►

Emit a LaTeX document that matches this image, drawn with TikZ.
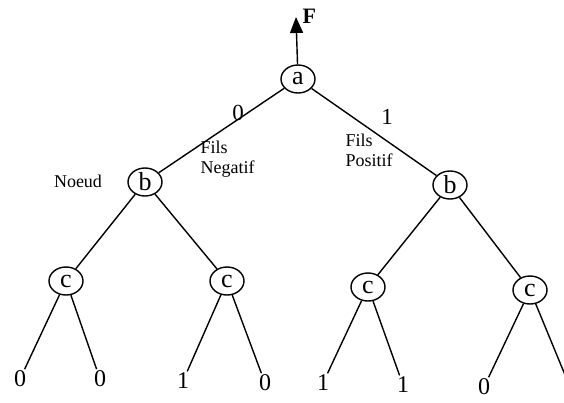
\documentclass[tikz,border=0pt]{standalone}
\usepackage{fontspec}
\setmainfont{Liberation Serif}
\usetikzlibrary{shapes.geometric,arrows.meta}
\begin{document}
\begin{tikzpicture}[x=1pt,y=-1pt,line width=1.4pt,
  vnode/.style={draw,ellipse,minimum width=34pt,minimum height=28pt,inner sep=0pt,font=\fontsize{26}{26}\selectfont},
  leaf/.style={inner sep=1pt,font=\fontsize{24}{24}\selectfont},
  elabel/.style={inner sep=0pt,font=\fontsize{23}{23}\selectfont},
  txt/.style={inner sep=0pt,font=\fontsize{18}{20}\selectfont,align=left}]
\useasboundingbox (0,0) rectangle (564,402);
\node[vnode] (a) at (298,79) {a};
\node[vnode] (bL) at (145,182) {b};
\node[vnode] (bR) at (450,185) {b};
\node[vnode] (c1) at (66,281) {c};
\node[vnode] (c2) at (227,281) {c};
\node[vnode] (c3) at (368,287) {c};
\node[vnode] (c4) at (530,290) {c};
\node[leaf] (l1) at (20,379) {0};
\node[leaf] (l2) at (100,379) {0};
\node[leaf] (l3) at (183,381) {1};
\node[leaf] (l4) at (265,383) {0};
\node[leaf] (l5) at (323,383) {1};
\node[leaf] (l6) at (403,385) {1};
\node[leaf] (l7) at (484,387) {0};
\node[leaf] (l8) at (570,387) {1};
\coordinate (F) at (296,17);
\node[txt,anchor=west,font=\fontsize{22}{22}\selectfont\bfseries] (Fl) at (302,16) {F};
\draw[-{Triangle[length=16pt,width=13pt]}] (a) -- (F);
\draw (a) -- (bL);
\draw (a) -- (bR);
\draw (bL) -- (c1);
\draw (bL) -- (c2);
\draw (bR) -- (c3);
\draw (bR) -- (c4);
\draw (c1) -- (l1);
\draw (c1) -- (l2);
\draw (c2) -- (l3);
\draw (c2) -- (l4);
\draw (c3) -- (l5);
\draw (c3) -- (l6);
\draw (c4) -- (l7);
\draw (c4) -- (l8);
\node[elabel] (z) at (238,113) {0};
\node[elabel] (o) at (387,117) {1};
\node[txt] (noeud) at (78,181) {Noeud};
\node[txt,anchor=north west] (fn) at (200,140) {Fils\\Negatif};
\node[txt,anchor=north west] (fp) at (345,133) {Fils\\Positif};
\end{tikzpicture}
\end{document}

◄

GIVEN INSTRUCTION
Return each line of the data, keeping its wording exact and omitting pictures.

RESPONSE BELOW
Emit a LaTeX document that matches this image, drawn with TikZ.
\documentclass[tikz,border=0pt]{standalone}
\usepackage{fontspec}
\setmainfont{Liberation Serif}
\usetikzlibrary{shapes.geometric,arrows.meta}
\begin{document}
\begin{tikzpicture}[x=1pt,y=-1pt,line width=1.4pt,
  vnode/.style={draw,ellipse,minimum width=34pt,minimum height=28pt,inner sep=0pt,font=\fontsize{26}{26}\selectfont},
  leaf/.style={inner sep=1pt,font=\fontsize{24}{24}\selectfont},
  elabel/.style={inner sep=0pt,font=\fontsize{23}{23}\selectfont},
  txt/.style={inner sep=0pt,font=\fontsize{18}{20}\selectfont,align=left}]
\useasboundingbox (0,0) rectangle (564,402);
\node[vnode] (a) at (298,79) {a};
\node[vnode] (bL) at (145,182) {b};
\node[vnode] (bR) at (450,185) {b};
\node[vnode] (c1) at (66,281) {c};
\node[vnode] (c2) at (227,281) {c};
\node[vnode] (c3) at (368,287) {c};
\node[vnode] (c4) at (530,290) {c};
\node[leaf] (l1) at (20,379) {0};
\node[leaf] (l2) at (100,379) {0};
\node[leaf] (l3) at (183,381) {1};
\node[leaf] (l4) at (265,383) {0};
\node[leaf] (l5) at (323,383) {1};
\node[leaf] (l6) at (403,385) {1};
\node[leaf] (l7) at (484,387) {0};
\node[leaf] (l8) at (570,387) {1};
\coordinate (F) at (296,17);
\node[txt,anchor=west,font=\fontsize{22}{22}\selectfont\bfseries] (Fl) at (302,16) {F};
\draw[-{Triangle[length=16pt,width=13pt]}] (a) -- (F);
\draw (a) -- (bL);
\draw (a) -- (bR);
\draw (bL) -- (c1);
\draw (bL) -- (c2);
\draw (bR) -- (c3);
\draw (bR) -- (c4);
\draw (c1) -- (l1);
\draw (c1) -- (l2);
\draw (c2) -- (l3);
\draw (c2) -- (l4);
\draw (c3) -- (l5);
\draw (c3) -- (l6);
\draw (c4) -- (l7);
\draw (c4) -- (l8);
\node[elabel] (z) at (238,113) {0};
\node[elabel] (o) at (387,117) {1};
\node[txt] (noeud) at (78,181) {Noeud};
\node[txt,anchor=north west] (fn) at (200,140) {Fils\\Negatif};
\node[txt,anchor=north west] (fp) at (345,133) {Fils\\Positif};
\end{tikzpicture}
\end{document}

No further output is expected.